Monday, September 01, 2008

Women climb Red Wing

Yesterday Katie and I met Sandy at Red Wing. I had met Sandy last fall at Taylors Falls; she and her climbing partner Eugene had come up from Chicago to experience the basalt wonder of Interstate Park. Shawn and I got to chatting with them and Sandy and I had exchanged email addresses. I had been in contact with her sporadically, but recently we had been trying to engineer a climbing rendezvous.

Katie and I got there first because Sandy got a bit lost on the way from her campsite near Cannon Falls. We warmed up on Cinq Jours D'Afille (5.7), and when Sandy found us we got on Micro Balls (5.9+). I had climbed it once or twice before, and remembered well the awkwardness of certain parts. I was gratified to see that Sandy found it awkward, too. It has all the downsides of a Red Wing climb (polished, slippery holds, dirty ledges, tiny polished footholds, lack of friction) with none of the upsides. From that we moved to Annadonia (5.11b). Thanks to climbing it with Shawn the weekend before I remembered the difficult sequence at the beginning. I had one hang before the top crux, and then moved through the powerful crimps to grab the chains in triumph. We each ended up climbing it twice, because I wanted to try the alternate, easier finish and Katie and Sandy both wanted to work through the bottom crux.
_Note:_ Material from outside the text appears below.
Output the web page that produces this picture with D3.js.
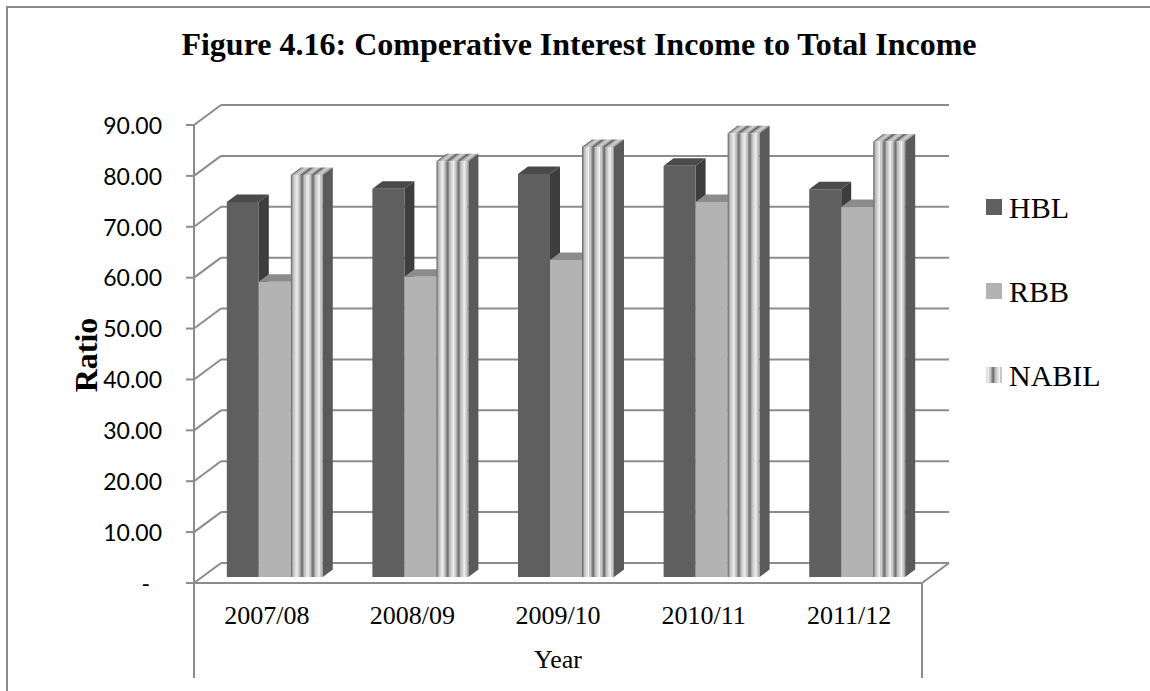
<!DOCTYPE html>
<html>
<head>
<meta charset="utf-8">
<script src="https://cdn.jsdelivr.net/npm/d3@7/dist/d3.min.js"></script>
<style>
  body { margin: 0; background: #fff; }
  svg { display: block; }
</style>
</head>
<body>
<svg id="chart"></svg>
<script>
// data
const years = ["2007/08", "2008/09", "2009/10", "2010/11", "2011/12"];
const seriesNames = ["HBL", "RBB", "NABIL"];
const hbl = [73.7, 76.3, 79.2, 80.8, 76.2];
const rbb = [58.0, 59.0, 62.3, 73.7, 72.7];
const nabil = [79.0, 81.7, 84.5, 87.2, 85.6];
const yTicks = [0, 10, 20, 30, 40, 50, 60, 70, 80, 90];

const W = 1150, H = 691;
const serif = "'Liberation Serif', 'Times New Roman', serif";
const sans = "Lato, 'Open Sans', sans-serif";

const svg = d3.select("#chart").attr("width", W).attr("height", H);

// frame
svg.append("rect")
    .attr("x", 7).attr("y", 7)
    .attr("width", W + 20).attr("height", H + 20)
    .attr("fill", "none").attr("stroke", "#8a8a8a").attr("stroke-width", 2);

// front plane geometry
const plotLeft = 194, plotRight = 922, plotBase = 583, plotTop = 125;
const depthX = 27, depthY = -20;   // back wall offset

const x = d3.scaleBand().domain(years).range([plotLeft, plotRight]);
const y = d3.scaleLinear().domain([0, 90]).range([plotBase, plotTop]);
const xs = d3.scaleBand().domain(seriesNames).range([0, 96]);

const grid = "#8c8c8c";
const g = svg.append("g");

// back wall gridlines + side wall diagonals
g.selectAll(".grid").data(yTicks).enter().append("line")
    .attr("x1", plotLeft + depthX).attr("x2", plotRight + depthX)
    .attr("y1", d => y(d) + depthY).attr("y2", d => y(d) + depthY)
    .attr("stroke", grid).attr("stroke-width", 2);
g.selectAll(".diag").data(yTicks).enter().append("line")
    .attr("x1", plotLeft).attr("x2", plotLeft + depthX)
    .attr("y1", d => y(d)).attr("y2", d => y(d) + depthY)
    .attr("stroke", grid).attr("stroke-width", 2);
// floor right edge
g.append("line")
    .attr("x1", plotRight).attr("x2", plotRight + depthX)
    .attr("y1", y(0)).attr("y2", y(0) + depthY)
    .attr("stroke", grid).attr("stroke-width", 2);

// stripe pattern for NABIL
const stripes = [
    [0, 1, "#6e6e6e"], [1, 1, "#9a9a9a"], [2, 2, "#c4c4c4"], [4, 2, "#e0e0e0"],
    [6, 1, "#f4f4f4"], [7, 2, "#c8c8c8"], [9, 1, "#a0a0a0"], [10, 1, "#808080"]
];
const defs = svg.append("defs");
function makePattern(id, transform, shade) {
    const p = defs.append("pattern")
        .attr("id", id)
        .attr("patternUnits", "userSpaceOnUse")
        .attr("width", 11).attr("height", 20)
        .attr("patternTransform", transform);
    p.selectAll("rect").data(stripes).enter().append("rect")
        .attr("x", d => d[0]).attr("y", 0)
        .attr("width", d => d[1]).attr("height", 20)
        .attr("fill", d => shade ? d3.color(d[2]).darker(shade) : d[2]);
}
makePattern("nabil-legend", "translate(986,0)", 0);

// bars
const barW = 32;
const bfx = 8, bfy = -6;          // bar front offset (inside depth)
const bdx = 10, bdy = -7.5;       // bar depth
const fills = {
    HBL: { front: "#5f5f5f", top: "#4a4a4a", side: "#3d3d3d" },
    RBB: { front: "#b3b3b3", top: "#8c8c8c", side: "#8a8a8a" },
    NABIL: { front: null, top: null, side: "#5a5a5a" }
};

const values = { HBL: hbl, RBB: rbb, NABIL: nabil };
const bars = [];
years.forEach((yr, i) => {
    seriesNames.forEach(s => {
        bars.push({ year: yr, series: s, value: values[s][i], idx: i });
    });
});

const barG = g.selectAll(".bar").data(bars).enter().append("g").attr("class", "bar");
barG.each(function (d) {
    const sel = d3.select(this);
    const x0 = x(d.year) + (x.bandwidth() - 96) / 2 + xs(d.series) + bfx;
    const yT = y(d.value) + bfy;
    const yB = y(0) + bfy;
    let front = fills[d.series].front, topF = fills[d.series].top;
    if (d.series === "NABIL") {
        makePattern("nf" + d.idx, `translate(${x0},0)`, 0);
        makePattern("nt" + d.idx, `translate(${x0},${yT}) skewX(-53)`, 0.35);
        front = `url(#nf${d.idx})`;
        topF = `url(#nt${d.idx})`;
    }
    sel.append("polygon")
        .attr("points", [[x0 + barW, yT], [x0 + barW + bdx, yT + bdy], [x0 + barW + bdx, yB + bdy], [x0 + barW, yB]].join(" "))
        .attr("fill", fills[d.series].side);
    sel.append("polygon")
        .attr("points", [[x0, yT], [x0 + barW, yT], [x0 + barW + bdx, yT + bdy], [x0 + bdx, yT + bdy]].join(" "))
        .attr("fill", topF);
    sel.append("rect")
        .attr("x", x0).attr("y", yT)
        .attr("width", barW).attr("height", yB - yT)
        .attr("fill", front);
});

// front axes
g.append("line").attr("x1", plotLeft).attr("x2", plotLeft).attr("y1", plotTop).attr("y2", 678)
    .attr("stroke", grid).attr("stroke-width", 2);
g.append("line").attr("x1", plotRight).attr("x2", plotRight).attr("y1", plotBase).attr("y2", 678)
    .attr("stroke", grid).attr("stroke-width", 2);
g.append("line").attr("x1", plotLeft).attr("x2", plotRight).attr("y1", plotBase).attr("y2", plotBase)
    .attr("stroke", grid).attr("stroke-width", 2);
g.selectAll(".tick").data(yTicks).enter().append("line")
    .attr("x1", plotLeft - 8).attr("x2", plotLeft)
    .attr("y1", d => y(d)).attr("y2", d => y(d))
    .attr("stroke", grid).attr("stroke-width", 2);

// tick labels
svg.selectAll(".ylab").data(yTicks).enter().append("text")
    .attr("x", 162).attr("y", d => y(d)).attr("dy", "0.38em")
    .attr("dx", d => d === 0 ? -12 : 0)
    .attr("text-anchor", "end")
    .attr("font-family", sans).attr("font-size", 23).attr("fill", "#000")
    .text(d => d === 0 ? "-" : d3.format(".2f")(d));

// category labels
svg.selectAll(".xlab").data(years).enter().append("text")
    .attr("x", d => x(d) + x.bandwidth() / 2).attr("y", 624)
    .attr("text-anchor", "middle")
    .attr("font-family", serif).attr("font-size", 26).attr("fill", "#000")
    .text(d => d);

// axis titles
svg.append("text")
    .attr("x", (plotLeft + plotRight) / 2).attr("y", 668)
    .attr("text-anchor", "middle")
    .attr("font-family", serif).attr("font-size", 26)
    .text("Year");
svg.append("text")
    .attr("transform", "translate(97,355) rotate(-90)")
    .attr("text-anchor", "middle")
    .attr("font-family", serif).attr("font-size", 32).attr("font-weight", "bold")
    .text("Ratio");

// title
svg.append("text")
    .attr("x", 579).attr("y", 55)
    .attr("text-anchor", "middle")
    .attr("font-family", serif).attr("font-size", 32).attr("font-weight", "bold")
    .text("Figure 4.16: Comperative Interest Income to Total Income");

// legend
const legendY = [207, 291, 375];
const leg = svg.selectAll(".leg").data(seriesNames).enter().append("g")
    .attr("transform", (d, i) => `translate(986,${legendY[i]})`);
leg.append("rect")
    .attr("x", 0).attr("y", -8).attr("width", 16).attr("height", 16)
    .attr("fill", d => d === "NABIL" ? "url(#nabil-legend)" : fills[d].front);
leg.append("text")
    .attr("x", 23).attr("y", 11)
    .attr("font-family", serif).attr("font-size", 30)
    .text(d => d);
</script>
</body>
</html>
Then we moved down to No Whippin Boys (5.10), possibly my favorite climb at Red Wing, and I led it with one hang. Not bad, but I know I can do it clean. I just have fears about gear blowing out and it makes me timid. Katie and Sandy toproped it. Then Katie and I both toproped Prairie Fire (5.10c), which shares anchors with No Whippin Boys, and Sandy boldly decided to lead it with the first bolt pre-clipped. She had carefully watched our sequence through the crux. It is, incidentally, a pretty intense climb; getting to the first bolt requires the use of a very polished foothold, and the landing is not good if you blow the sequence. Getting from the first bolt to the second is perhaps the real crux of the route; the key for me is a tiny foot pebble that allows me to move off two bad crimps. That allows me to throw my left foot into the large dish and stand up to grab the next two crimps - bad, but not as bad. Those allow me to work my feet up to the crimps that my hands had been on. Damn good climb. After Sandy led it I decided I had to, also. So I did. Major happiness. Katie and I both climbed No Whippin Boys a second time. Love it.

By then we were all tired and it was after 5 p.m. We wandered down to the sunny side so we could point out climbs to Sandy. Found some guys who were finishing up on Foreign Affairs (5.10d), and they put our rope up on it. So we got one last climb to complete the exhaustion! Hard climb. I want to lead it someday. Not yet. And not when I'm already tired.